The city anticipates it will be able lower the millage rate even more once its downtown revitalization project is completed, because of the large increase in property values it will bring and the businesses expected to make Ocoee their home.

“With its completion, we’d have a bigger increase in the property values because all these new assets are going to come online and we’d anticipate the total revenue to increase proportionally,” said Ocoee’s Finance Director Bob Briggs. “So we’d have a smaller increase in our revenue requirement and a bigger increase in our property values and that translates into a lower millage rate.”

Despite the lower millage, the city’s finance department was able to balance the general fund budget at $48.2 million, which is used for the city’s annual operating expenses. This is a 16.2% increase from last year’s budget of $40.4 million.

The vast majority of this fiscal year’s expenses, Briggs noted, remain as usual: salaries and wages of city employees, which comprises 60 to 65% of the projected operating expenses, followed by payments to contractors, capital improvement projects and debt service.

Some of the larger funding increases in the 2018 budget, however, are for the police and fire departments, which Briggs said are mostly due to equipment purchases, the addition of six police officers (three of which are grant-funded), one police accreditation specialist and 24 new firefighters — all of which are also being funded via grants.

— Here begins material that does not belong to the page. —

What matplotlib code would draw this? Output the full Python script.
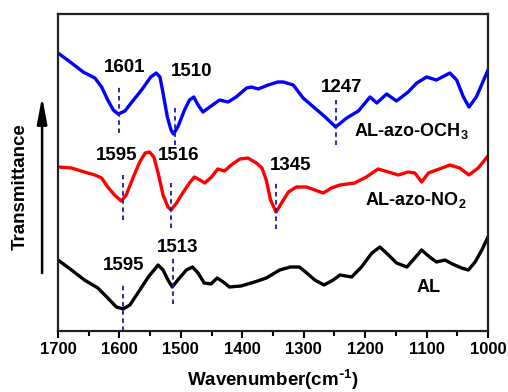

The city also plans to fund the addition of a part-time fire inspector and city clerk, a recreation leader and parks service worker for the parks and recreation department and two customer service representatives in the finance department.

A funding increase is also listed for the category of general government, which pays for the electric and water bills of the city’s facilities, city employee health insurance, debt service payments for capital projects, software, equipment, lease agreements and the like. 

While last year’s budget included $11.4 million in funding for general government expenditures, this year’s budget includes $14.2 million — an increase of about 20%. However, a good portion of that increase is attributable to an 18.9% increase in the cost of health insurance premiums for the city’s employees, which jumped from $4.7 million in 2017 to $5.8 million in 2018.